DC Edit | CBI probe into Sushant\'s death may set troubling precedent
The CBI had taken over the investigation of the FIR registered by the Patna police, on a complaint by Sushant’s father K.K. Rajput
The Supreme Court’s decision to hand over the entire investigation into the death of actor Sushant Singh Rajput in Mumbai on June 14, and the circumstances surrounding it, to the CBI might seem, at first sight, to be justified given the ongoing political wrangling between the Bihar and Maharashtra governments over competing claims to jurisdiction by the Patna and Mumbai police forces, but it also sets a whole new precedent, one that may prove troubling in future.
The single-judge bench of Justice Hrishikesh Roy, taking recourse to the court’s plenary powers under Article 142 of the Constitution, that enable it to pass any order to do “complete justice” in any case, said there was “no impediment” to endorsing the ongoing CBI investigation, and that due to “acrimonious allegations” at the political level, the “legitimacy of the investigation (by the Mumbai police) had come under a cloud”.
The CBI had taken over the investigation of the FIR registered by the Patna police, on a complaint by Sushant’s father K.K. Rajput, after the state government’s referral.
The Mumbai police, which was probing the actor’s death under Section 174 CrPC, has been directed to hand it over to the CBI.
The real mistake by the Mumbai police may have been its failure to file an FIR, as much was made of the fact that the only FIR in the case was registered in Patna.
The court said it was handing the case to the CBI as “the trust, faith and confidence of the common man in the judicial process will resonate”, but sadly, public faith in the CBI’s ability to effectively investigate even high-profile cases is quite low.
It has been probing the death of actress Jiah Khan for almost seven years, with little progress. NCP supremo Sharad Pawar said Wednesday, after the Supreme Court order, that he hoped the CBI’s Rajput probe won’t be like the one into rationalist Narendra Dabholkar’s 2013 murder, which remains unresolved.

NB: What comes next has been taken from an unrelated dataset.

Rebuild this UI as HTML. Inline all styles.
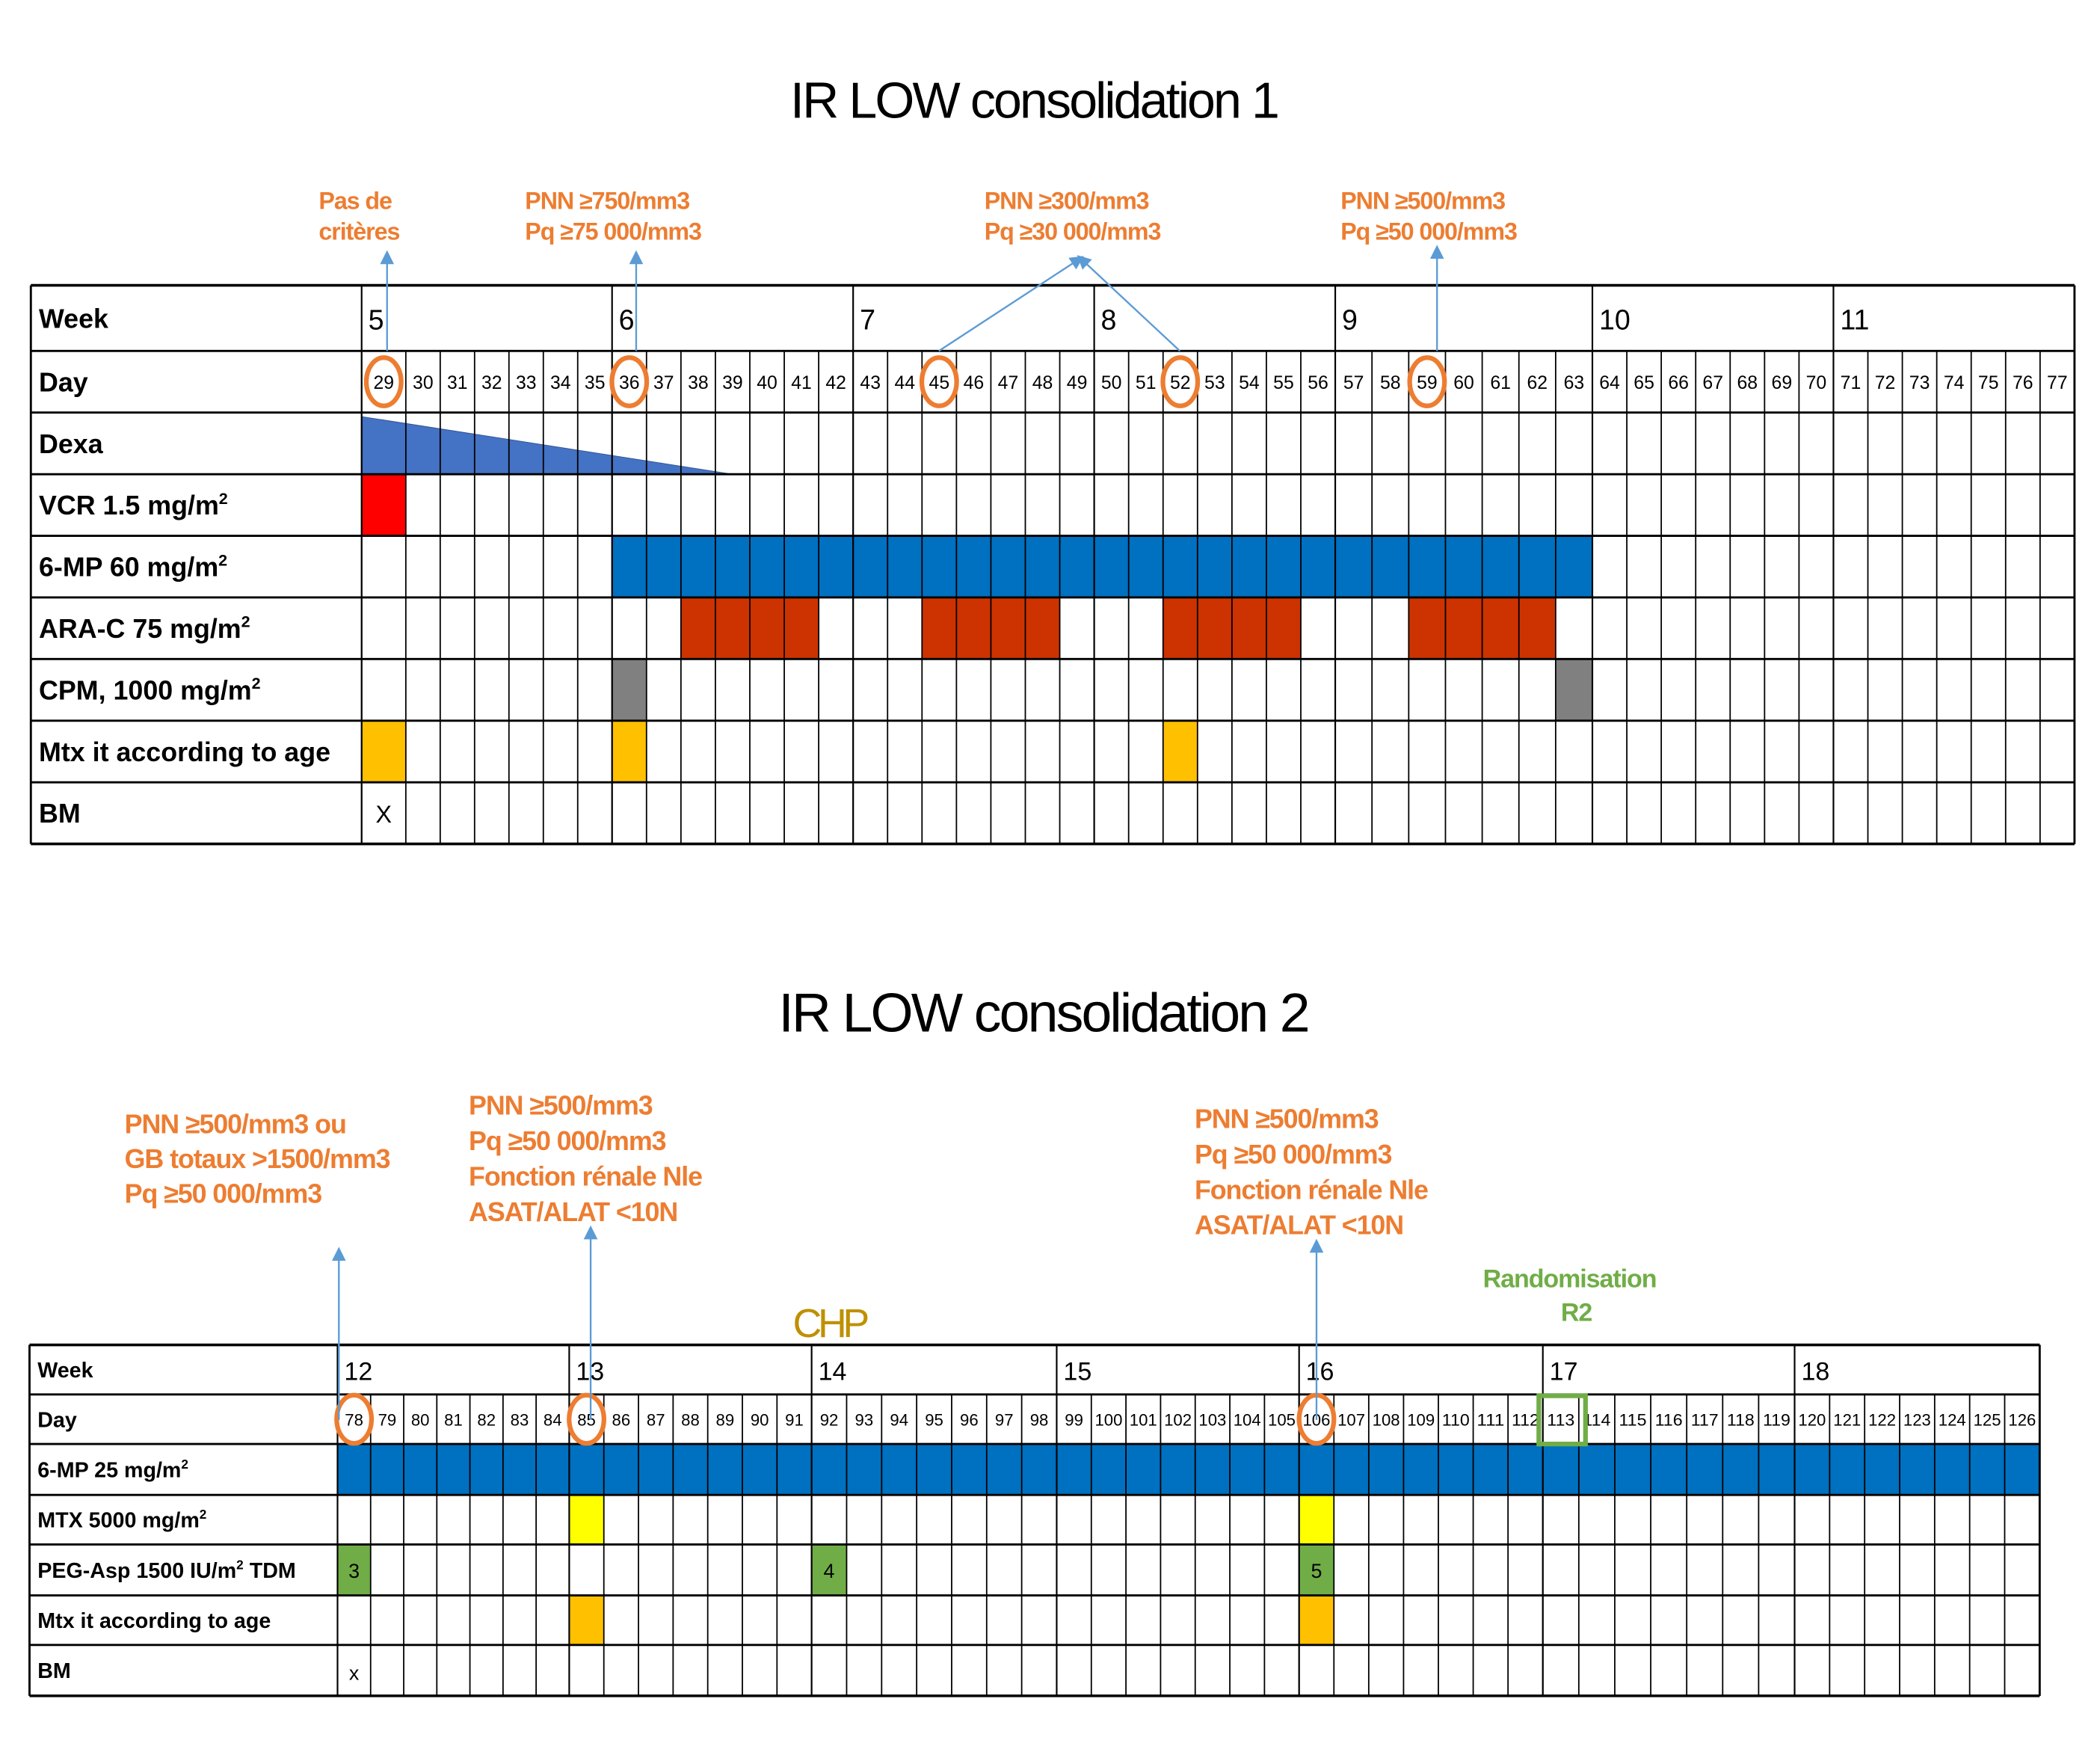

And memories are still fresh of the slipshod way in which it probed the 2008 murder of Aarushi Talwar, with matters hitting a dead end.
That shocking crime remains an unresolved mystery.
The Supreme Court noted that the “steps taken” by the Mumbai police while probing Sushant’s death “cannot be faulted”, yet it directed the CBI to take over.
More important, by endorsing the “Zero FIR” registered by the Patna police, which the Bihar government later transferred to the CBI, a new principle has been established. In India’s federal system, law and order (and thus investigation of crime) is a state subject.
A “Zero FIR” is meant as an enabler: to let people file FIRs near their homes or workplaces, which would then be shifted to the jurisdiction where the incident occurred. If everyone impacted by an event filed FIRs in the places they came from, and have it investigated there, it would mean chaos.
If Rhea Chakraborty’s family, for instance, were to file an FIR in West Bengal to protect her interests, would the Kolkata police investigate the Sushant case? And, hypothetically, if a crime had multiple victims from different states, could they or their families file separate FIRs in their home states? Would all these cases then be probed by the CBI?
That said, one only hopes the CBI now investigates Sushant’s death effectively and ensures that he and his family get justice swiftly.